Exercise directions: Pictures stay out of the copy; set down each line of the listing below exactly.

Given records:
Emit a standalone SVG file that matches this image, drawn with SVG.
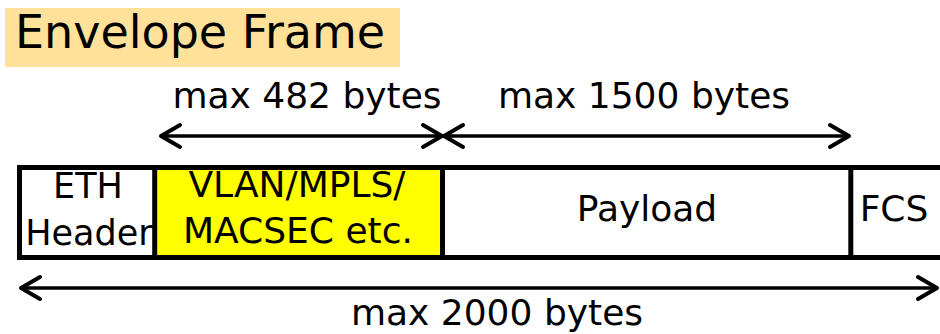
<svg xmlns="http://www.w3.org/2000/svg" width="940" height="334" viewBox="0 0 940 334">
<style>
text{font-family:"DejaVu Sans","Liberation Sans",sans-serif;fill:#000;}
.lbl{font-size:36px;text-anchor:middle;}
.box{stroke:#000;stroke-width:5;}
.arr{stroke:#000;stroke-width:3.5;fill:none;marker-start:url(#chev);marker-end:url(#chev);}
</style>
<defs>
<marker id="chev" markerUnits="userSpaceOnUse" viewBox="-24 -14 28 28" refX="0" refY="0" markerWidth="28" markerHeight="28" orient="auto-start-reverse" overflow="visible">
<path d="M-20,-11 L-1,0 L-20,11" fill="none" stroke="#000" stroke-width="4" stroke-linecap="round" stroke-linejoin="round"/>
</marker>
</defs>
<g id="title">
<rect x="5" y="8" width="395" height="59" fill="#FFE199"/>
<text x="15" y="48" font-size="46px">Envelope Frame</text>
</g>
<g id="frame">
<rect class="box" x="19.5" y="167.5" width="950" height="90" fill="#fff"/>
</g>
<g id="eth">
<text class="lbl" x="88" y="198" style="font-size:35px">ETH</text>
<text class="lbl" x="89" y="245" style="font-size:35px">Header</text>
</g>
<g id="vlan">
<rect x="157" y="170" width="283" height="85" fill="#FFFF00"/>
<text class="lbl" x="297" y="197">VLAN/MPLS/</text>
<text class="lbl" x="298" y="243">MACSEC etc.</text>
</g>
<g id="payload">
<text class="lbl" x="647" y="221">Payload</text>
</g>
<g id="fcs">
<text class="lbl" x="894" y="221">FCS</text>
</g>
<g id="dividers">
<line class="box" x1="154.7" y1="167.5" x2="154.7" y2="257.5"/>
<line class="box" x1="442.5" y1="167.5" x2="442.5" y2="257.5"/>
<line class="box" x1="850.8" y1="167.5" x2="850.8" y2="257.5"/>
</g>
<g id="connectors">
<line class="arr" x1="160" y1="136" x2="443" y2="136"/>
<line class="arr" x1="443" y1="136" x2="850" y2="136"/>
<line class="arr" x1="20" y1="288" x2="938" y2="288"/>
</g>
<g id="labels">
<text class="lbl" x="307" y="108">max 482 bytes</text>
<text class="lbl" x="644" y="108">max 1500 bytes</text>
<text class="lbl" x="497" y="325">max 2000 bytes</text>
</g>
</svg>
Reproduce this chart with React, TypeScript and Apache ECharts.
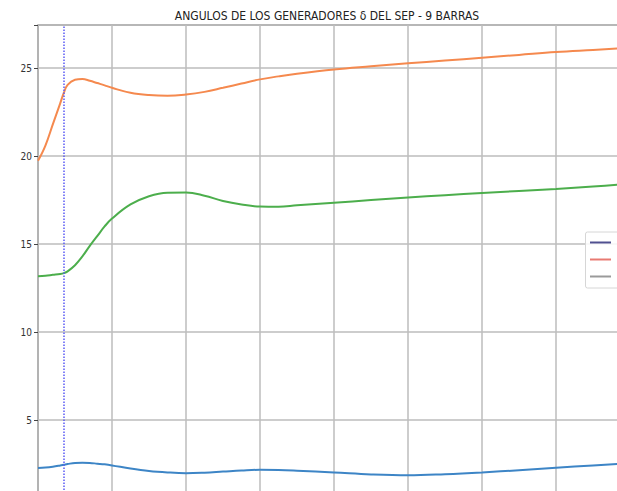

The response:
Emit a standalone SVG file that matches this image, drawn with SVG.
<svg xmlns="http://www.w3.org/2000/svg" width="940" height="334" viewBox="0 0 940 334">
<style>
text{font-family:"DejaVu Sans","Liberation Sans",sans-serif;fill:#000;}
.lbl{font-size:36px;text-anchor:middle;}
.box{stroke:#000;stroke-width:5;}
.arr{stroke:#000;stroke-width:3.5;fill:none;marker-start:url(#chev);marker-end:url(#chev);}
</style>
<defs>
<marker id="chev" markerUnits="userSpaceOnUse" viewBox="-24 -14 28 28" refX="0" refY="0" markerWidth="28" markerHeight="28" orient="auto-start-reverse" overflow="visible">
<path d="M-20,-11 L-1,0 L-20,11" fill="none" stroke="#000" stroke-width="4" stroke-linecap="round" stroke-linejoin="round"/>
</marker>
</defs>
<g id="title">
<rect x="5" y="8" width="395" height="59" fill="#FFE199"/>
<text x="15" y="48" font-size="46px">Envelope Frame</text>
</g>
<g id="frame">
<rect class="box" x="19.5" y="167.5" width="950" height="90" fill="#fff"/>
</g>
<g id="eth">
<text class="lbl" x="88" y="198" style="font-size:35px">ETH</text>
<text class="lbl" x="89" y="245" style="font-size:35px">Header</text>
</g>
<g id="vlan">
<rect x="157" y="170" width="283" height="85" fill="#FFFF00"/>
<text class="lbl" x="297" y="197">VLAN/MPLS/</text>
<text class="lbl" x="298" y="243">MACSEC etc.</text>
</g>
<g id="payload">
<text class="lbl" x="647" y="221">Payload</text>
</g>
<g id="fcs">
<text class="lbl" x="894" y="221">FCS</text>
</g>
<g id="dividers">
<line class="box" x1="154.7" y1="167.5" x2="154.7" y2="257.5"/>
<line class="box" x1="442.5" y1="167.5" x2="442.5" y2="257.5"/>
<line class="box" x1="850.8" y1="167.5" x2="850.8" y2="257.5"/>
</g>
<g id="connectors">
<line class="arr" x1="160" y1="136" x2="443" y2="136"/>
<line class="arr" x1="443" y1="136" x2="850" y2="136"/>
<line class="arr" x1="20" y1="288" x2="938" y2="288"/>
</g>
<g id="labels">
<text class="lbl" x="307" y="108">max 482 bytes</text>
<text class="lbl" x="644" y="108">max 1500 bytes</text>
<text class="lbl" x="497" y="325">max 2000 bytes</text>
</g>
</svg>
Reproduce this chart with React, TypeScript and Apache ECharts.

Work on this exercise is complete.